Sunday, April 23, 2006
Sunday History Blogging
Son of a gun!
There are several stories around this term, all of which originate on the lower decks of British warships and all of which involve the presence of naval guns.
During the most active point of the Royal Navy's fight with Napoleon, the Americans and whomever else the British were in the process of fighting at sea, crews normally remained onboard when the ship was in harbour.
The first story suggests that when wives and other women came onboard, the only place offering a modicum of privacy on the gundecks, (where the seamen lived), was between the guns. Most sex took place in that area and a good number of pregnancies occured. Of course, wives were a minority group. Local prostitutes were more common on the gundeck. Their offspring were often of questionable male parentage and the definition given to a boy born of such an encounter became known as a Son of a Gun.
Oxfords has a slightly different variation. Given that the women, who were often allowed onboard when the ship was both in port and at sea, were pregnant, the area between the guns is where they gave birth. A boy born on the gundeck was called a Son of a Gun.

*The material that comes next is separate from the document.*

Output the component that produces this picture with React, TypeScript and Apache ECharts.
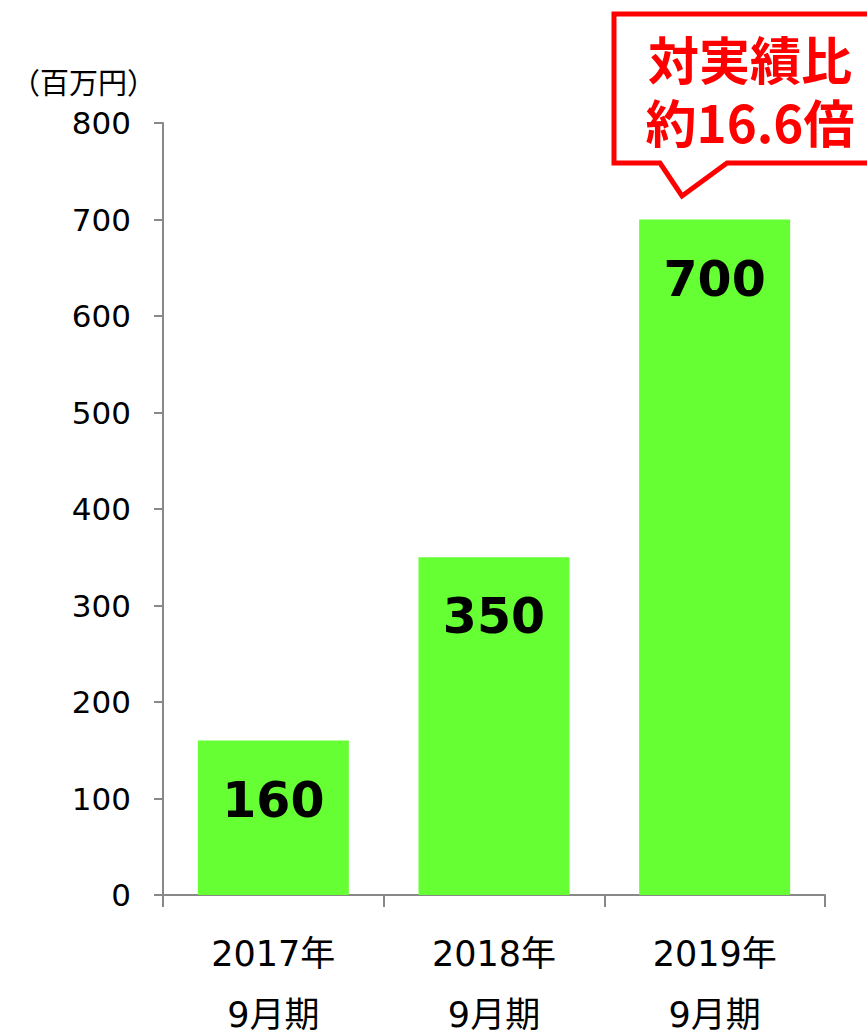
import React, { useEffect, useRef } from "react";
import * as echarts from "echarts";

const categories = ["2017年\n9月期", "2018年\n9月期", "2019年\n9月期"];
const values = [160, 350, 700];
const unitLabel = "（百万円）";
const calloutLines = ["対実績比", "約16.6倍"];

export default function App() {
  const ref = useRef<HTMLDivElement>(null);
  useEffect(() => {
    const chart = echarts.init(ref.current!, null, { renderer: "svg" });
    const font = "'DejaVu Sans', 'Noto Sans CJK JP', sans-serif";
    const cjk = "'Noto Sans CJK JP', sans-serif";
    chart.setOption({
      animation: false,
      backgroundColor: "#ffffff",
      grid: { left: 163, right: 42, top: 123, bottom: 137, outerBoundsMode: "none", containLabel: false },
      xAxis: {
        type: "category",
        data: categories,
        axisLine: { lineStyle: { color: "#888888", width: 2 } },
        axisTick: { show: true, length: 12, lineStyle: { color: "#888888", width: 2 } },
        axisLabel: { color: "#000000", fontSize: 35, fontFamily: font, lineHeight: 61, margin: 28 },
      },
      yAxis: {
        type: "value",
        min: 0,
        max: 800,
        interval: 100,
        splitLine: { show: false },
        axisLine: { show: true, lineStyle: { color: "#888888", width: 2 } },
        axisTick: { show: true, length: 9, lineStyle: { color: "#888888", width: 2 } },
        axisLabel: { color: "#000000", fontSize: 31, fontFamily: font, margin: 32 },
      },
      series: [
        {
          type: "bar",
          data: values,
          barWidth: 151,
          itemStyle: { color: "#66FF33" },
          label: {
            show: true,
            position: "insideTop",
            distance: 35,
            color: "#000000",
            fontSize: 49,
            fontWeight: "bold",
            fontFamily: font,
          },
        },
      ],
      graphic: [
        {
          type: "text",
          x: 11,
          y: 81,
          style: { text: unitLabel, fontSize: 29, fill: "#000000", fontFamily: cjk, verticalAlign: "middle" },
        },
        {
          type: "polygon",
          shape: {
            points: [
              [614, 14],
              [885, 14],
              [885, 163],
              [727, 163],
              [682, 196],
              [660, 163],
              [614, 163],
            ],
          },
          style: { fill: "#ffffff", stroke: "#ff0000", lineWidth: 5 },
        },
        {
          type: "text",
          x: 750,
          y: 89,
          style: {
            text: calloutLines.join("\n"),
            fontSize: 51,
            lineHeight: 63,
            fontWeight: "bold",
            fill: "#ff0000",
            align: "center",
            verticalAlign: "middle",
            fontFamily: cjk,
          },
        },
      ],
    });
    return () => chart.dispose();
  }, []);
  return <div ref={ref} style={{ width: 867, height: 1032, position: "absolute", left: 0, top: 0 }} />;
}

There were hundreds of sayings surrounding the guns which made their way ashore into commonly used English. One which would strike fear into the hearts of a young boy was a punishment known as Kissing the Gunner's Daughter. In a ship, this involved one of the ship's boys, a midshipman or a master's mate being bent over one of the guns, baring his buttocks and being severely thrashed with a cane. (Adult ratings were flogged with a cat-o-nine tails). Ashore, although there were no guns over which to hunch a young defaulter, any time a caning was ordered, the young offender was told, "You'll kiss the gunner's daughter."
Trivia: In 2001 a group of Canadian army engineers travelled to Eritrea to clean up and repair a gravesite. Who's buried there and why is he considered so important?